Lee Rotherham: The danger of LibCon co-operation on... Europe
In the latest of a series of Platform pieces examining the dangers of a Lib-Con pact, Dr Lee Rotherham looks at the LibDem agenda on Europe.
The Lib Dems have a more unified approach to the EU than either the Conservatives or Labour. Up until relatively recently, there remained a small Eurosceptic rump. However, its weakness was underlined when Nick Harvey played his scepticism down during the leadership campaign of 1999. Similarly, the staff of Liz Lynn are today shocked when told over in Brussels bars that their MEP boss has a Eurocritical history. Outright support of national sovereignty today is reserved for the separate and distinct Liberal Party.
Hence Lib Dem politicians can today be divided into two camps. The first is what one might call the thematic integrationists, who support the European process piecemeal. In many ways, they are ideal EPP members. However, the Lib Dems place more faith in debate and referenda.
The second group are the arch-Europhiles like Andrew Duff, who have a clear end game vision, and whom privately even some Lib Dems rebuff as being too extreme on Europe.

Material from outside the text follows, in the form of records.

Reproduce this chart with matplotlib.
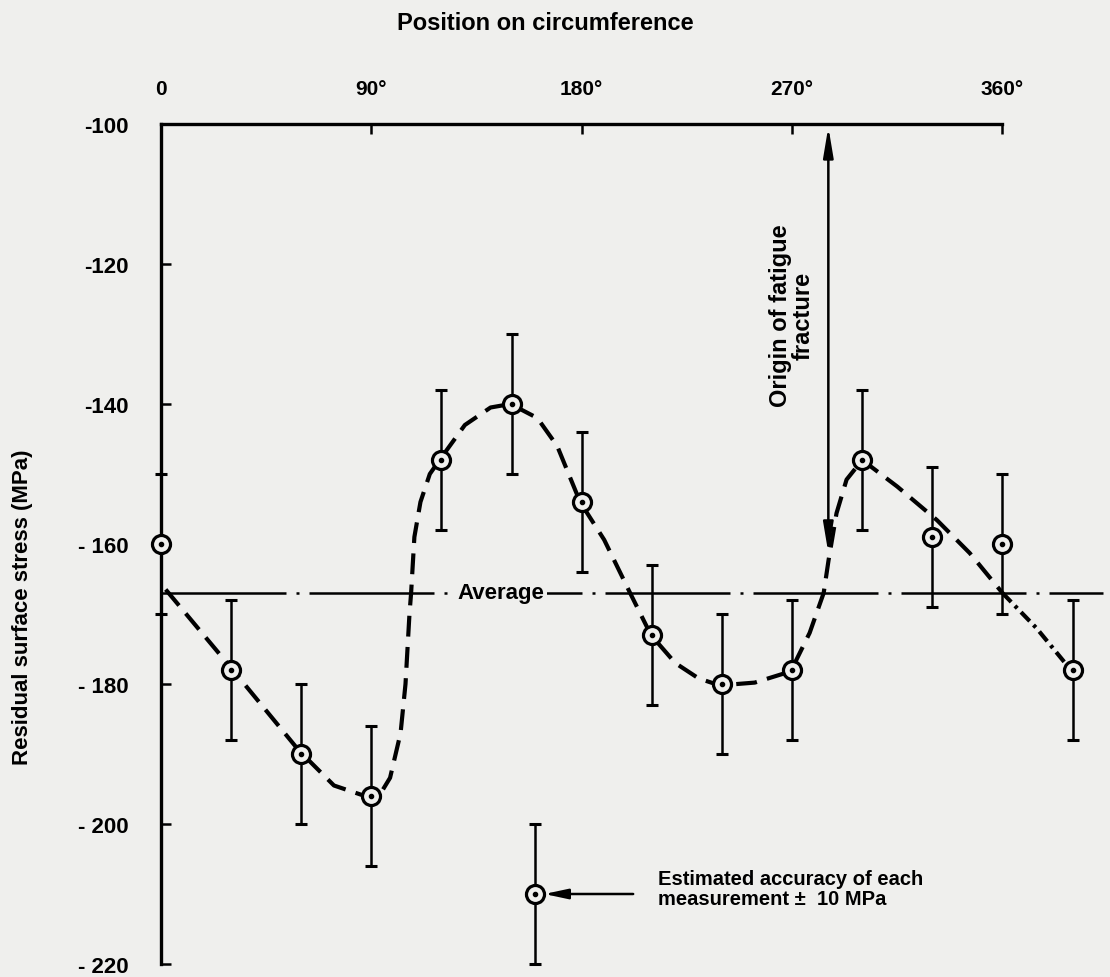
import matplotlib
matplotlib.use("Agg")
import matplotlib.pyplot as plt

plt.rcParams['font.family'] = ['Liberation Sans', 'DejaVu Sans']
plt.rcParams['font.weight'] = 'bold'

# measured points (every 30 deg, last one repeats the 30 deg position)
angles = [0, 30, 60, 90, 120, 150, 180, 210, 240, 270, 300, 330, 360, 390]
stress = [-160, -178, -190, -196, -148, -140, -154, -173, -180, -178, -148, -159, -160, -178]
accuracy = 10

# hand-drawn fitted curve
curve_deg = [2, 29, 59, 74, 89, 94, 98, 102.5, 104.6, 106.3, 107, 108.4, 111, 115, 119.6,
             130, 141, 149.5, 161, 169.5, 179.3, 189.6, 200.7, 209.6, 220, 230, 239, 254,
             269.4, 277.5, 283.5, 285.6, 289, 293.3, 300, 315, 332, 346, 360]
curve_val = [-166.5, -177.3, -189.5, -194.5, -196.2, -195.6, -193.4, -187, -180, -170, -167,
             -159, -154, -150, -147.8, -143, -140.5, -140, -142, -146, -154, -159.4, -167,
             -173, -177, -179.2, -180.2, -179.8, -178.2, -172.7, -167, -162.3, -155.6,
             -150.8, -148, -151.8, -156.6, -161.3, -167]
extrap_deg = [360, 374.5, 390]
extrap_val = [-167, -172, -178.3]

average = -167
fracture_deg = 285.5
fracture_tip = -161.3
legend_deg, legend_val = 160, -210

xticks = [0, 90, 180, 270, 360]
xticklabels = ['0', '90°', '180°', '270°', '360°']
yticks = [-220, -200, -180, -160, -140, -120, -100]
yticklabels = ['- 220', '- 200', '- 180', '- 160', '-140', '-120', '-100']

bg = '#efefed'
W, H = 1110, 978
fig = plt.figure(figsize=(W / 100, H / 100), dpi=100, facecolor=bg)
ax = fig.add_axes([161 / W, 1 - 965 / H, (W - 161) / W, (965 - 125) / H])
ax.set_facecolor(bg)
ax.set_xlim(0, 406)
ax.set_ylim(-220, -100)

# average line
ax.plot([0, 403], [average, average], color='black', lw=1.8,
        linestyle=(0, (50, 4, 1.2, 4)), zorder=1)
ax.text(145.5, average, 'Average', ha='center', va='center', fontsize=16,
        bbox=dict(facecolor=bg, edgecolor='none', pad=2), zorder=2)

# fitted curve
ax.plot(curve_deg, curve_val, color='black', lw=3, dashes=(5, 2.5), zorder=3)
ax.plot(extrap_deg, extrap_val, color='black', lw=3, dashes=(3, 1.3, 0.8, 1.3), zorder=3)

# points with error bars
ax.errorbar(angles, stress, yerr=accuracy, fmt='none', ecolor='black', elinewidth=1.8,
            capsize=4.5, capthick=2.2, clip_on=False, zorder=4)
ax.plot(angles, stress, 'o', ms=13, mfc=bg, mec='black', mew=2.3, clip_on=False, zorder=5)
ax.plot(angles, stress, 'o', ms=3, color='black', clip_on=False, zorder=6)

# legend marker
ax.errorbar([legend_deg], [legend_val], yerr=accuracy, fmt='none', ecolor='black',
            elinewidth=1.8, capsize=4.5, capthick=2.2, clip_on=False, zorder=4)
ax.plot([legend_deg], [legend_val], 'o', ms=13, mfc=bg, mec='black', mew=2.3,
        clip_on=False, zorder=5)
ax.plot([legend_deg], [legend_val], 'o', ms=3, color='black', clip_on=False, zorder=6)
ax.annotate('', xy=(164, legend_val), xytext=(202, legend_val),
            arrowprops=dict(arrowstyle='-|>,head_length=1.4,head_width=0.3', lw=1.8,
                            color='black', shrinkA=0, shrinkB=0, mutation_scale=10))
ax.text(212.8, legend_val + 0.8, 'Estimated accuracy of each\nmeasurement ±  10 MPa',
        ha='left', va='center', fontsize=14.5, linespacing=1.1)

# fracture origin
ax.annotate('', xy=(fracture_deg, -100.4), xytext=(fracture_deg, fracture_tip),
            arrowprops=dict(arrowstyle='<|-|>,head_length=1.8,head_width=0.3', lw=1.8,
                            color='black', shrinkA=0, shrinkB=0, mutation_scale=10))
ax.text(270, -127.3, 'Origin of fatigue\nfracture', rotation=90, ha='center',
        va='center', fontsize=17, linespacing=1.0)

# axes styling
ax.xaxis.tick_top()
ax.set_xticks(xticks, xticklabels)
ax.set_yticks(yticks, yticklabels)
ax.tick_params(axis='x', direction='in', length=7, width=1.8, pad=19, labelsize=15)
ax.tick_params(axis='y', direction='in', length=7, width=1.8, pad=23, labelsize=16)
ax.spines['right'].set_visible(False)
ax.spines['bottom'].set_visible(False)
ax.spines['top'].set_bounds(0, 360)
ax.spines['top'].set_linewidth(2.4)
ax.spines['left'].set_linewidth(2.4)

fig.text(545 / W, 1 - 24 / H, 'Position on circumference', ha='center', va='center',
         fontsize=17)
fig.text(23 / W, 1 - 607 / H, 'Residual surface stress (MPa)', rotation=90,
         ha='center', va='center', fontsize=16)

fig.savefig('out.png', dpi=100, facecolor=bg)
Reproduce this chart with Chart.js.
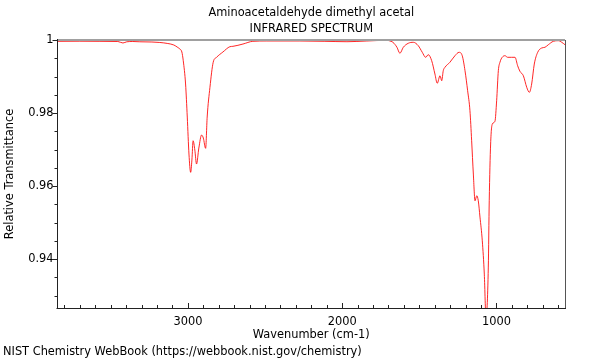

A quick dip into some of the amendments put into the drafting Convention on the EU Constitution reveals a party which backs the Social Chapter, a federal constitution, the primacy of EU law, common defence, coordinated employment policies, yoked economic policies, regionalism rather than localism, stronger MEPs rather than MPs, and a host of concepts in keeping with continental integrationism.
In short, basic LD ideology supports the building of the European Union, provided that it fulfils certain norms:
- Individual and personal human rights must be respected, and where necessary codified and extended (even where such may override national tradition)
- The underlying loyalty throughout must be to Subsidiarity, so that decisions are taken by the regions wherever appropriate. The nation state is not the building block of choice.
- Theocracy can override economics, to a point. The Lib Dems support the Single Currency, maintaining their debating points from a decade ago, but have tempered the message to wait for the 'right time' - meaning a margin of victory.
- Local politicians can be allowed leeway on particular European issues. The Lib Dem member for Shetland, Alistair Carmichael, for instance, has something of a reputation for being outspoken on the CFP.
- Ambiguity on the European Union can be maintained, particularly during elections. In 2001, this writer was shown campaign material his Lib Dem opponent was handing out, ambiguously suggesting Lib Dem policy was to keep the Pound.
- Repatriation of any policy means the weakening of the EU, and therefore is anathema.
- Ever-closer Union may be unacceptable as a goal because it suggests a lack of democracy. But paradoxically, a constant agenda of separate acts of integration is acceptable.
- A United States of Europe is a good thing, but only if the final aspects of sovereignty are taken from nation states and handed over to Brussels institutions to protect individual rights. The sooner, the better.
This might have suited the Conservative Party of Ted Heath, but the world, and Europe with it, has moved on.